WORK INSTRUCTIONS
Return all of the data exactly, with nothing left out but the pictures.

□ □ □ □ □ □ □

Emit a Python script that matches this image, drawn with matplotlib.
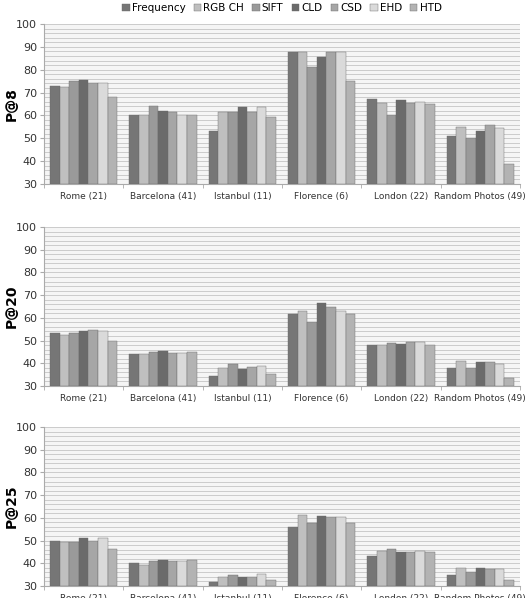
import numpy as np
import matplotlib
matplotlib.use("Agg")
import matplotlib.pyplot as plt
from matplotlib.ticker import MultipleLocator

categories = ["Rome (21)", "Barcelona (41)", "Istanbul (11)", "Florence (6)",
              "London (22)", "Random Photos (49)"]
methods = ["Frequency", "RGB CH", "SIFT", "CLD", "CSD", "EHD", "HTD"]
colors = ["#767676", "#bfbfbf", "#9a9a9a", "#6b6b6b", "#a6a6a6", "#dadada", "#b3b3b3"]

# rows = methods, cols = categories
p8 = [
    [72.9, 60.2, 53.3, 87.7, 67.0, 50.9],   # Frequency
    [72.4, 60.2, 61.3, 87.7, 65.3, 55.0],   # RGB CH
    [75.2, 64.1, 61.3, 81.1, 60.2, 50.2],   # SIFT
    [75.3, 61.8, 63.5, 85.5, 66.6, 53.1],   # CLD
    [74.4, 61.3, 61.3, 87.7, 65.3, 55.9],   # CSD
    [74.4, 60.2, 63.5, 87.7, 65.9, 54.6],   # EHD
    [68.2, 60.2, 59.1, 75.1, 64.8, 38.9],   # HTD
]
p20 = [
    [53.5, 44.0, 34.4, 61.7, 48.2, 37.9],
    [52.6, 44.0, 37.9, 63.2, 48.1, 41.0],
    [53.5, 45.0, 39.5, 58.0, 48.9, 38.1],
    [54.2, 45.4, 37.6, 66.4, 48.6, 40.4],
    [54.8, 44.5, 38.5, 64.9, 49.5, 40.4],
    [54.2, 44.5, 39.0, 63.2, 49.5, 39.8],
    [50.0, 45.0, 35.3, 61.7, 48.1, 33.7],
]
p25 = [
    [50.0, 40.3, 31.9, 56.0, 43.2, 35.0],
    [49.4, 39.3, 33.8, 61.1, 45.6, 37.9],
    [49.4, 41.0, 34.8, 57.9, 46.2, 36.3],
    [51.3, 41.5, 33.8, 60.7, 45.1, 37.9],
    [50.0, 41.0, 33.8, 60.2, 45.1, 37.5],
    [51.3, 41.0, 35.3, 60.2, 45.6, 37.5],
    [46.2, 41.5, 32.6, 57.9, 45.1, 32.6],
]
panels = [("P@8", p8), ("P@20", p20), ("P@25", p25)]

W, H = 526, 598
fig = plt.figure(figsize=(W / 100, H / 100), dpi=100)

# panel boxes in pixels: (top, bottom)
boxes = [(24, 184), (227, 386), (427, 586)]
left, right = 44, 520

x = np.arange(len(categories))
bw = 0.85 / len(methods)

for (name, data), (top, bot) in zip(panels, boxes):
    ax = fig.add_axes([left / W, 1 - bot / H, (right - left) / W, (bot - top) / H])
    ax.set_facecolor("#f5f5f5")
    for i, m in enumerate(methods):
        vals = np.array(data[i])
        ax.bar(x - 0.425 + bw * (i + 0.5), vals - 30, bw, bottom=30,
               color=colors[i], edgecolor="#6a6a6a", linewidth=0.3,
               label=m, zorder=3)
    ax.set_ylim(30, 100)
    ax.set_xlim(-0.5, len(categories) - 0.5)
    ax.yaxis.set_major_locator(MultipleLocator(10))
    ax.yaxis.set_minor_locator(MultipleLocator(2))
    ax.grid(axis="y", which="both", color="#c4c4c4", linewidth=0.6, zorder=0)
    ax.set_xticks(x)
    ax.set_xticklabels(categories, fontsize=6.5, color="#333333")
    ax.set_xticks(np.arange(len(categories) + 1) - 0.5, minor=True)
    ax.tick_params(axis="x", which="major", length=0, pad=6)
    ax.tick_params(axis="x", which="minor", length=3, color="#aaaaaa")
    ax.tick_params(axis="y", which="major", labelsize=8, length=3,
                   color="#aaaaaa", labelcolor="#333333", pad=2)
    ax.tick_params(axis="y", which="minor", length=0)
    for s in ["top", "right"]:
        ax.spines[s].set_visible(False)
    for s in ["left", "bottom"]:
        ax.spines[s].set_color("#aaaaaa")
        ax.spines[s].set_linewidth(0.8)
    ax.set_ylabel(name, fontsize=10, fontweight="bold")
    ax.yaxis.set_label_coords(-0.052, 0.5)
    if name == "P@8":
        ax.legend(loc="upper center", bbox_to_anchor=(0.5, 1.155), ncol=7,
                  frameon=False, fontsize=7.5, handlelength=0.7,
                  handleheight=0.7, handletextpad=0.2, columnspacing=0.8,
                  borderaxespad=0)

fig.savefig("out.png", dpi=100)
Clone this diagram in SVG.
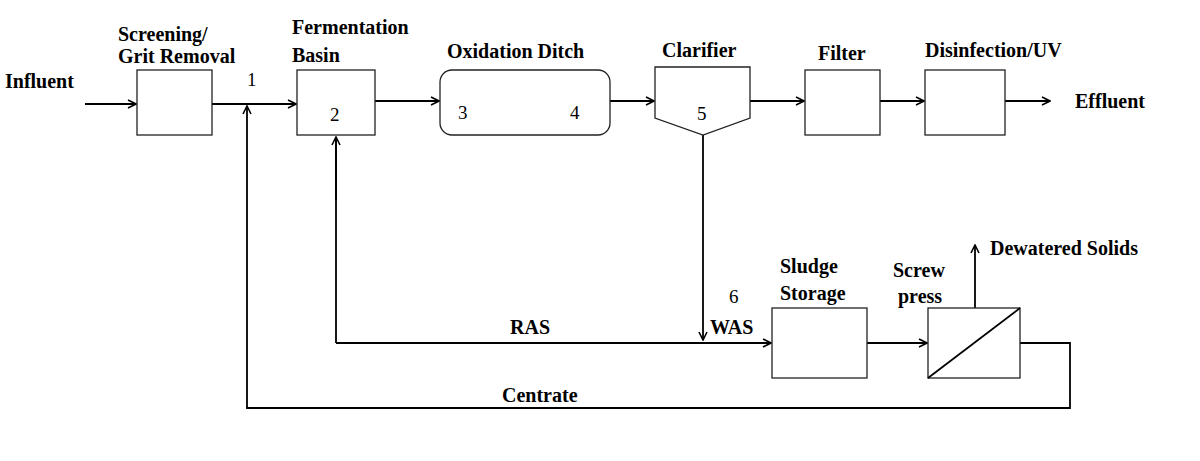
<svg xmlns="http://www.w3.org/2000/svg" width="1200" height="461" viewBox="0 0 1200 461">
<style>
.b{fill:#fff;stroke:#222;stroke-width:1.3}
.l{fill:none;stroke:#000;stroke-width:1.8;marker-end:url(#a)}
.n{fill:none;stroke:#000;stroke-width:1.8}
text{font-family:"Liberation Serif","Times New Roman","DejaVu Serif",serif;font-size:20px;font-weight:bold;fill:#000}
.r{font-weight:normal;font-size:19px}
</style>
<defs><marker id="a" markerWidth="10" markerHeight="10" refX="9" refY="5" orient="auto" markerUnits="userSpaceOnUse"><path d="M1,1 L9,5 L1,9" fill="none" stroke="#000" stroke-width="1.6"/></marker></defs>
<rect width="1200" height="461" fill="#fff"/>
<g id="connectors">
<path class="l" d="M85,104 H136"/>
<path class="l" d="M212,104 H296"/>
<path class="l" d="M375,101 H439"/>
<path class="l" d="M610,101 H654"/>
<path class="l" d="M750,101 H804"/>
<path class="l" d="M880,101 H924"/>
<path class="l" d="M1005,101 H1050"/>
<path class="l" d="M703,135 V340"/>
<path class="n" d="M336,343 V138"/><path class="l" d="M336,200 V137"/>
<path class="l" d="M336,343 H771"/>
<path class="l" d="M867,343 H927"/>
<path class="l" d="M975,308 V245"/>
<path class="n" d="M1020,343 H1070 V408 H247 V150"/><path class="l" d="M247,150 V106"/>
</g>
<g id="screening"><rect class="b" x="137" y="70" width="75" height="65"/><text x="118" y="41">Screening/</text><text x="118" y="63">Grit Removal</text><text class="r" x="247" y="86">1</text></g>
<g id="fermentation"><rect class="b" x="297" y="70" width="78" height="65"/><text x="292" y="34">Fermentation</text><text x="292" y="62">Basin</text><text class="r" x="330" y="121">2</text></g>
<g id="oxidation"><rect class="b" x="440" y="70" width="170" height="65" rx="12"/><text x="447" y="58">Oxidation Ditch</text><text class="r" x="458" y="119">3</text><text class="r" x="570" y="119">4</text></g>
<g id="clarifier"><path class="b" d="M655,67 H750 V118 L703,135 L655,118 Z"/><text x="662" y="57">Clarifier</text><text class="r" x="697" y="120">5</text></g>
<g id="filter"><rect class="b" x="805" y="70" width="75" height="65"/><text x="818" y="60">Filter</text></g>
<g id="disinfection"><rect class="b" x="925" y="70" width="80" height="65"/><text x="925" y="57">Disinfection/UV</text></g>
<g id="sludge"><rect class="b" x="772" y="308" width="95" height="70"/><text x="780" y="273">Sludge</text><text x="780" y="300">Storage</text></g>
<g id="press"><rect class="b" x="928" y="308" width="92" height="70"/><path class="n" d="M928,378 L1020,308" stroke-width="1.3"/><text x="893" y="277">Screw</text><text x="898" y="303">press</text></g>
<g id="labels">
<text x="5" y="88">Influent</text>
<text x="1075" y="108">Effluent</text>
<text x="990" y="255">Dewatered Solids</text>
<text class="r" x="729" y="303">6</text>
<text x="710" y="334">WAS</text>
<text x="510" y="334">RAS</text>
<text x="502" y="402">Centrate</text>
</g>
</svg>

□ □ □ □ □ □ □

WORKED SOLUTION
Emit a Python script that matches this image, drawn with matplotlib.
import numpy as np
import matplotlib
matplotlib.use("Agg")
import matplotlib.pyplot as plt
from matplotlib.ticker import MultipleLocator

categories = ["Rome (21)", "Barcelona (41)", "Istanbul (11)", "Florence (6)",
              "London (22)", "Random Photos (49)"]
methods = ["Frequency", "RGB CH", "SIFT", "CLD", "CSD", "EHD", "HTD"]
colors = ["#767676", "#bfbfbf", "#9a9a9a", "#6b6b6b", "#a6a6a6", "#dadada", "#b3b3b3"]

# rows = methods, cols = categories
p8 = [
    [72.9, 60.2, 53.3, 87.7, 67.0, 50.9],   # Frequency
    [72.4, 60.2, 61.3, 87.7, 65.3, 55.0],   # RGB CH
    [75.2, 64.1, 61.3, 81.1, 60.2, 50.2],   # SIFT
    [75.3, 61.8, 63.5, 85.5, 66.6, 53.1],   # CLD
    [74.4, 61.3, 61.3, 87.7, 65.3, 55.9],   # CSD
    [74.4, 60.2, 63.5, 87.7, 65.9, 54.6],   # EHD
    [68.2, 60.2, 59.1, 75.1, 64.8, 38.9],   # HTD
]
p20 = [
    [53.5, 44.0, 34.4, 61.7, 48.2, 37.9],
    [52.6, 44.0, 37.9, 63.2, 48.1, 41.0],
    [53.5, 45.0, 39.5, 58.0, 48.9, 38.1],
    [54.2, 45.4, 37.6, 66.4, 48.6, 40.4],
    [54.8, 44.5, 38.5, 64.9, 49.5, 40.4],
    [54.2, 44.5, 39.0, 63.2, 49.5, 39.8],
    [50.0, 45.0, 35.3, 61.7, 48.1, 33.7],
]
p25 = [
    [50.0, 40.3, 31.9, 56.0, 43.2, 35.0],
    [49.4, 39.3, 33.8, 61.1, 45.6, 37.9],
    [49.4, 41.0, 34.8, 57.9, 46.2, 36.3],
    [51.3, 41.5, 33.8, 60.7, 45.1, 37.9],
    [50.0, 41.0, 33.8, 60.2, 45.1, 37.5],
    [51.3, 41.0, 35.3, 60.2, 45.6, 37.5],
    [46.2, 41.5, 32.6, 57.9, 45.1, 32.6],
]
panels = [("P@8", p8), ("P@20", p20), ("P@25", p25)]

W, H = 526, 598
fig = plt.figure(figsize=(W / 100, H / 100), dpi=100)

# panel boxes in pixels: (top, bottom)
boxes = [(24, 184), (227, 386), (427, 586)]
left, right = 44, 520

x = np.arange(len(categories))
bw = 0.85 / len(methods)

for (name, data), (top, bot) in zip(panels, boxes):
    ax = fig.add_axes([left / W, 1 - bot / H, (right - left) / W, (bot - top) / H])
    ax.set_facecolor("#f5f5f5")
    for i, m in enumerate(methods):
        vals = np.array(data[i])
        ax.bar(x - 0.425 + bw * (i + 0.5), vals - 30, bw, bottom=30,
               color=colors[i], edgecolor="#6a6a6a", linewidth=0.3,
               label=m, zorder=3)
    ax.set_ylim(30, 100)
    ax.set_xlim(-0.5, len(categories) - 0.5)
    ax.yaxis.set_major_locator(MultipleLocator(10))
    ax.yaxis.set_minor_locator(MultipleLocator(2))
    ax.grid(axis="y", which="both", color="#c4c4c4", linewidth=0.6, zorder=0)
    ax.set_xticks(x)
    ax.set_xticklabels(categories, fontsize=6.5, color="#333333")
    ax.set_xticks(np.arange(len(categories) + 1) - 0.5, minor=True)
    ax.tick_params(axis="x", which="major", length=0, pad=6)
    ax.tick_params(axis="x", which="minor", length=3, color="#aaaaaa")
    ax.tick_params(axis="y", which="major", labelsize=8, length=3,
                   color="#aaaaaa", labelcolor="#333333", pad=2)
    ax.tick_params(axis="y", which="minor", length=0)
    for s in ["top", "right"]:
        ax.spines[s].set_visible(False)
    for s in ["left", "bottom"]:
        ax.spines[s].set_color("#aaaaaa")
        ax.spines[s].set_linewidth(0.8)
    ax.set_ylabel(name, fontsize=10, fontweight="bold")
    ax.yaxis.set_label_coords(-0.052, 0.5)
    if name == "P@8":
        ax.legend(loc="upper center", bbox_to_anchor=(0.5, 1.155), ncol=7,
                  frameon=False, fontsize=7.5, handlelength=0.7,
                  handleheight=0.7, handletextpad=0.2, columnspacing=0.8,
                  borderaxespad=0)

fig.savefig("out.png", dpi=100)
Clone this diagram in SVG.
<svg xmlns="http://www.w3.org/2000/svg" width="1200" height="461" viewBox="0 0 1200 461">
<style>
.b{fill:#fff;stroke:#222;stroke-width:1.3}
.l{fill:none;stroke:#000;stroke-width:1.8;marker-end:url(#a)}
.n{fill:none;stroke:#000;stroke-width:1.8}
text{font-family:"Liberation Serif","Times New Roman","DejaVu Serif",serif;font-size:20px;font-weight:bold;fill:#000}
.r{font-weight:normal;font-size:19px}
</style>
<defs><marker id="a" markerWidth="10" markerHeight="10" refX="9" refY="5" orient="auto" markerUnits="userSpaceOnUse"><path d="M1,1 L9,5 L1,9" fill="none" stroke="#000" stroke-width="1.6"/></marker></defs>
<rect width="1200" height="461" fill="#fff"/>
<g id="connectors">
<path class="l" d="M85,104 H136"/>
<path class="l" d="M212,104 H296"/>
<path class="l" d="M375,101 H439"/>
<path class="l" d="M610,101 H654"/>
<path class="l" d="M750,101 H804"/>
<path class="l" d="M880,101 H924"/>
<path class="l" d="M1005,101 H1050"/>
<path class="l" d="M703,135 V340"/>
<path class="n" d="M336,343 V138"/><path class="l" d="M336,200 V137"/>
<path class="l" d="M336,343 H771"/>
<path class="l" d="M867,343 H927"/>
<path class="l" d="M975,308 V245"/>
<path class="n" d="M1020,343 H1070 V408 H247 V150"/><path class="l" d="M247,150 V106"/>
</g>
<g id="screening"><rect class="b" x="137" y="70" width="75" height="65"/><text x="118" y="41">Screening/</text><text x="118" y="63">Grit Removal</text><text class="r" x="247" y="86">1</text></g>
<g id="fermentation"><rect class="b" x="297" y="70" width="78" height="65"/><text x="292" y="34">Fermentation</text><text x="292" y="62">Basin</text><text class="r" x="330" y="121">2</text></g>
<g id="oxidation"><rect class="b" x="440" y="70" width="170" height="65" rx="12"/><text x="447" y="58">Oxidation Ditch</text><text class="r" x="458" y="119">3</text><text class="r" x="570" y="119">4</text></g>
<g id="clarifier"><path class="b" d="M655,67 H750 V118 L703,135 L655,118 Z"/><text x="662" y="57">Clarifier</text><text class="r" x="697" y="120">5</text></g>
<g id="filter"><rect class="b" x="805" y="70" width="75" height="65"/><text x="818" y="60">Filter</text></g>
<g id="disinfection"><rect class="b" x="925" y="70" width="80" height="65"/><text x="925" y="57">Disinfection/UV</text></g>
<g id="sludge"><rect class="b" x="772" y="308" width="95" height="70"/><text x="780" y="273">Sludge</text><text x="780" y="300">Storage</text></g>
<g id="press"><rect class="b" x="928" y="308" width="92" height="70"/><path class="n" d="M928,378 L1020,308" stroke-width="1.3"/><text x="893" y="277">Screw</text><text x="898" y="303">press</text></g>
<g id="labels">
<text x="5" y="88">Influent</text>
<text x="1075" y="108">Effluent</text>
<text x="990" y="255">Dewatered Solids</text>
<text class="r" x="729" y="303">6</text>
<text x="710" y="334">WAS</text>
<text x="510" y="334">RAS</text>
<text x="502" y="402">Centrate</text>
</g>
</svg>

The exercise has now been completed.